The main findings of this study include (1) the significant correlation between the p-CS values of conventional and CS cine CMR images, (2) high diagnostic performance of p-CS for identifying MI segments on conventional and CS cine CMR images, and (3) evidence that p-CS on CS cine CMR imaging may help classify myocardial characterization on LGE-CMR into remote, adjacent, subendocardial infarcted, and transmural infarcted segments.
Myocardial strain analysis on CMR images is a quantitative method of cardiac function assessment. It is conventionally performed using tagging CMR scans or displacement- or strain-encoded imaging [11, 13, 14]. However, additional data must be acquired for strain analysis using these methods. FT-strain analysis can be performed after processing cine CMR images, providing additional diagnostic value to the visual assessment of cardiac function . Recently, the CS technique has been used with cine CMR images, enabling quick data acquisition while maintaining the robustness of cardiac function assessment . In the present study, the p-CS values of CS cine CMR images were correlated with those of conventional cine CMR images. Furthermore, there was no significant difference in p-CS values between conventional and CS cine CMR images, which was previously reported . The present findings indicate that data acquisition of the full cardiac cycle is important for accurate FT-strain analysis using CS cine CMR images, as a prospective real-time cine CMR scan may lack complete end-diastolic phase data, resulting in the underestimation of peak strain values relative to those obtained from retrospective conventional cine CMR scans . Consequently, in the present study, we acquired the data of over 1.5 cardiac cycles on CS real-time cine CMR scanning to increase estimate accuracy.
There was no significant difference in the AUC values for detecting MI obtained using conventional and CS cine CMR images. In previous studies, p-CS values obtained using conventional CMR strain analysis for detecting MI had a sensitivity estimate of 71–81% and specificity estimate of 74–75%. These estimates are consistent with the estimated from this study [10, 13]. In the present study, the diagnostic performance of p-CS of CS cine CMR imaging for detecting MI was not inferior to that of conventional cine CMR scanning. Moreover, p-CS values on CS cine CMR images were correlated with the severity and location of MI, as reflected in the categories of remote, adjacent, subendocardial infarcted, and transmural infarcted segments. A previous study has shown that p-CS values obtained from conventional CMR images varied depending on the severity and location of MI on an LGE-CMR image . The use of p-CS on CS cine CMR imaging may help differentiate subendocardial from transmural MI as assessed on LGE-CMR scanning, which is clinically relevant to prognosis and viability after revascularization [17, 18]. Buss et al. have shown that, as with the values obtained from LGE-CMR images, p-CS values from FT-strain analysis may be an independent predictor of cardiac function improvement after revascularization .

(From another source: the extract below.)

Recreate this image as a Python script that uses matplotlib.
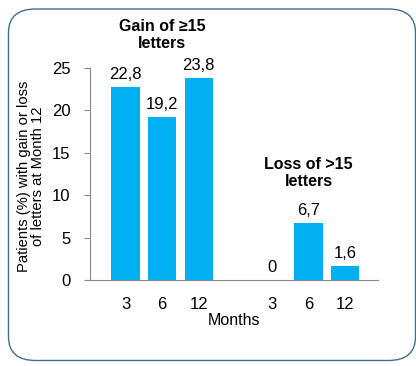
import matplotlib.pyplot as plt
from matplotlib.patches import FancyBboxPatch

plt.rcParams['font.family'] = ['Liberation Sans', 'DejaVu Sans']

months = ['3', '6', '12', '3', '6', '12']
gain = [22.8, 19.2, 23.8]
loss = [0.0, 6.7, 1.6]
gain_title = 'Gain of \u226515\nletters'
loss_title = 'Loss of >15\nletters'

values = gain + loss
pos = [0, 1, 2, 4, 5, 6]

fig = plt.figure(figsize=(4.16, 3.66), dpi=100)

# rounded frame around the whole chart
frame = FancyBboxPatch((8.5 / 416, 5.5 / 366), 407 / 416, 351.5 / 366,
                       boxstyle='round,pad=0,rounding_size=0.065',
                       transform=fig.transFigure, fill=False,
                       edgecolor='#41708c', linewidth=1.0, zorder=0)
fig.patches.append(frame)

ax = fig.add_axes([90 / 416, 1 - 280 / 366, 288 / 416, 212 / 366])
bars = ax.bar(pos, values, width=0.77, color='#00b0f0')

for x, v in zip(pos, values):
    ax.text(x, v + 0.6, f'{v:.1f}'.replace('.', ',') if v else '0',
            ha='center', va='bottom', fontsize=12)

ax.text(1, 28.9, gain_title, ha='center', va='center', fontsize=11.5,
        fontweight='bold', linespacing=1.15)
ax.text(5, 12.6, loss_title, ha='center', va='center', fontsize=11.5,
        fontweight='bold', linespacing=1.15)

ax.set_xlim(-0.97, 6.9)
ax.set_ylim(0, 25)
ax.set_yticks([0, 5, 10, 15, 20, 25])
ax.set_xticks(pos)
ax.set_xticklabels(months)
ax.tick_params(axis='x', length=0, labelsize=12, pad=12)
ax.tick_params(axis='y', length=4, color='#888888', labelsize=12, pad=10)
for side in ['top', 'right']:
    ax.spines[side].set_visible(False)
for side in ['left', 'bottom']:
    ax.spines[side].set_color('#888888')
ax.set_xlabel('Months', fontsize=11.5, labelpad=1)
ax.set_ylabel('Patients (%) with gain or loss\nof letters at Month 12',
              fontsize=10.6, linespacing=1.05, va='center')
ax.yaxis.set_label_coords(-0.205, 0.49)

fig.savefig('out.png', dpi=100)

FT-strain analysis of CS cine CMR images is a quantitative technique of cardiac function assessment that is quicker than conventional CMR strain analysis. CS cine CMR imaging is becoming increasingly available, and FT-strain analysis of CS cine CMR scans may be applied to various cardiovascular diseases, as is presently used on conventional cine CMR scans [20–22]. This technique, which does not require a contrast medium, may benefit patients who cannot tolerate lengthy examination times and multiple breath-holdings and to those with advanced renal dysfunction and high risk of nephrogenic systemic fibrosis or renal failure.
There are some limitations of the present study. First, this study was conducted at a single center and with a small sample. Second, the present study only used p-CS values, because they are better for detecting MI than other strain parameters (e.g., longitudinal strain) [13, 23]. Further studies using other myocardial strain parameters with CS cine CMR images are required. Third, the reconstruction time for the CS cine CMR image was approximately 3 min. Ongoing technological developments will reduce reconstruction times, thus helping to overcome this limitation.
Fourth, the effects of different types of CMR-FT analysis software on obtained estimates were not assessed. As different software types use different algorithms, they may result in different values; these inherent differences should be considered when comparing findings obtained using different software types . Fifth, the present study did not account for differences in temporal and spatial resolution and regularization during FT strain analysis, the impact of which has been reported . Finally, low temporal resolution or high regularization may result in underestimation of strain values .
In conclusion, FT-strain analysis of CS cine CMR images may help identify and classify MI segments; it may be used alongside or instead of that of conventional cine CMR images.